The first sum on the right-hand side of (23) is estimated with the aid of Abel’s inequality, namely
\[ \left|\sum_{k=0}^{n} D_k(1-r^k)\right| = \left|\sum_{k=1}^{n} kD_k\,\frac{1}{k}(1-r^k)\right| \leq (1-r)\max_{1\leq \nu \leq n}\left|\sum_{k=1}^{\nu} kD_k\right|. \tag{24} \]
From (24), (7), and (17) we obtain
\[ \sum_{k=0}^{n} D_k(1-r^k)=o(1)\qquad (n\to\infty). \tag{25} \]

The second sum can be estimated, also using Abel’s transformation:
\[ \left|\sum_{k=n+1}^{N} D_k r^k\right| \leq \left(\sum_{k=n+1}^{N}\frac{1}{k}r^k+\frac{2n+1}{n+1}r^{n+1}\right) \max_{n+1\leq k\leq N}\frac{1}{k} \left|\sum_{\nu=n+1}^{k}\nu D_\nu\right|. \tag{26} \]
If \(r\) is chosen according to (7), then the first factor in (26) is uniformly bounded with respect to \(n\) and \(N\), while the second factor, as \(n\to\infty\), tends to zero uniformly with respect to \(N\) by (17), and, consequently,
\[ \sum_{k=n+1}^{\infty}D_k r^k=o(1), \]
which, together with (25) and (86), gives the first part of (21). The lemma is proved.

Proof of the theorem.
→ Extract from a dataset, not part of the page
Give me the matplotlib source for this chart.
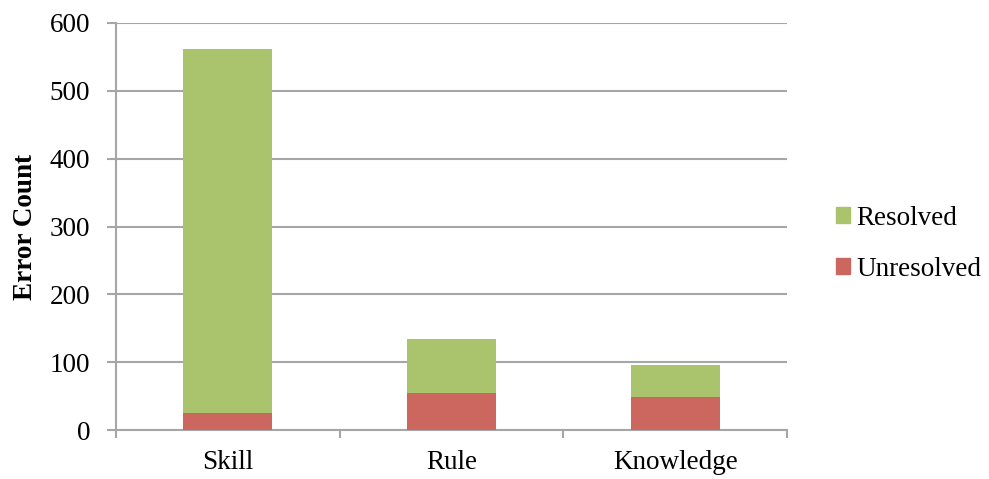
import matplotlib
matplotlib.use("Agg")
import matplotlib.pyplot as plt
from matplotlib.patches import Patch
import numpy as np

categories = ["Skill", "Rule", "Knowledge"]
unresolved = [25, 54, 49]
resolved_total = [561, 134, 96]
resolved = [t - u for t, u in zip(resolved_total, unresolved)]
y_ticks = [0, 100, 200, 300, 400, 500, 600]

green = "#A9C46C"
red = "#CC6760"
grid_gray = "#A6A6A6"
fs = 19.5
legend_fs = 19.5

plt.rcParams["font.family"] = ["Liberation Serif", "DejaVu Serif"]

fig = plt.figure(figsize=(9.89, 4.79), dpi=100)
ax = fig.add_axes([0.117, 0.102, 0.679, 0.850])

x = np.arange(len(categories))
ax.bar(x, unresolved, width=0.4, color=red, zorder=3)
ax.bar(x, resolved, width=0.4, bottom=unresolved, color=green, zorder=3)

ax.set_xlim(-0.5, 2.5)
ax.set_ylim(0, 600)
ax.set_yticks(y_ticks)
ax.set_yticklabels([str(v) for v in y_ticks], fontsize=fs)
ax.yaxis.grid(True, color=grid_gray, linewidth=1.5, zorder=0)
ax.set_axisbelow(True)

# category labels centred, tick marks at category boundaries
ax.set_xticks(np.arange(-0.5, 3.0, 1.0))
ax.set_xticklabels([])
ax.set_xticks(x, minor=True)
ax.set_xticklabels(categories, minor=True, fontsize=fs)
ax.tick_params(axis="x", which="minor", length=0, pad=14)
ax.tick_params(axis="x", which="major", length=5.5, width=1.5, color=grid_gray)
ax.tick_params(axis="y", length=6.5, width=1.5, color=grid_gray, pad=12)

for side in ["top", "right"]:
    ax.spines[side].set_visible(False)
for side in ["left", "bottom"]:
    ax.spines[side].set_color(grid_gray)
    ax.spines[side].set_linewidth(1.5)

ax.set_ylabel("Error Count", fontsize=fs, fontweight="bold", labelpad=8)

handles = [Patch(color=green, label="Resolved"), Patch(color=red, label="Unresolved")]
fig.legend(handles=handles, loc="center left", bbox_to_anchor=(0.821, 0.491),
           frameon=False, fontsize=legend_fs, handlelength=0.52, handleheight=0.52,
           handletextpad=0.22, labelspacing=0.95)

fig.savefig("out.png", dpi=100)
Without loss of generality one may assume that \(\varphi_0=0\), since otherwise, instead of \(f(z)\), it suffices to consider \(e^{-i\varphi_0}f(e^{i\varphi_0}z)\).

Starting from the identity
\[ \left(\frac{f(z)}{z}\right)^{\lambda} = \frac{1}{(1-z)^{2\lambda}} \left[\frac{f(z)}{z}(1-z)^2\right]^{\lambda} \tag{27} \]
and denoting
\[ \ln\left[\frac{f(z)}{z}(1-z)^2\right]^{\lambda} = \sum_{k=1}^{\infty} A_k z^k,\qquad A_k=2\lambda\left(\gamma_k-\frac{1}{k}\right), \]
\[ \left[\frac{f(z)}{z}(1-z)^2\right]^{\lambda} = \exp\left(\sum_{k=1}^{\infty} A_k z^k\right) = \sum_{k=0}^{\infty} D_k z^k, \tag{28} \]
we write the equality of the Taylor coefficients for the functions in (27):
\[ \left\{\left(\frac{f(z)}{z}\right)^{\lambda}\right\}_n = \sum_{k=0}^{n} d_{n-k}(h)D_k \qquad (n=0,1,\ldots),\qquad h=2\lambda. \tag{29} \]

It is not difficult to verify that the coefficients of the power series \(\sum_{k=1}^{\infty} A_k z^k\) satisfy conditions (8). Therefore, for \(h>1/2\) and for \(r\) chosen according to (7), by Lemma 2 we shall have:
\[ \frac{1}{d_n(h)}\sum_{k=0}^{n} d_{n-k}(h)D_k \sim \sum_{k=0}^{\infty} D_k r^k = \left[|f(r)|\,\frac{(1-r)^2}{r}\right]^{\lambda} \exp(i\lambda\arg f(r)), \]
which, together with (29) and (4), proves the theorem.

From the theorem just obtained there follows directly Hayman’s regularity theorem \({}^{1}\) for the coefficients of univalent functions in the case \(\alpha>0\) (proved by him for \(p\)-valent functions). If \(\alpha=0\), then the regularity theorem is proved more elementarily.

Received
26 IX 1969

REFERENCES

\({}^{1}\) W. K. Hayman, Multivalent Functions, IL, 1960.
\({}^{2}\) I. M. Milin, DAN, 154, No. 2 (1964).
\({}^{3}\) I. E. Bazilevich, Matem. sbornik, 74 (116), 1 (1967).
\({}^{4}\) I. M. Milin, DAN, 176, No. 5 (1967).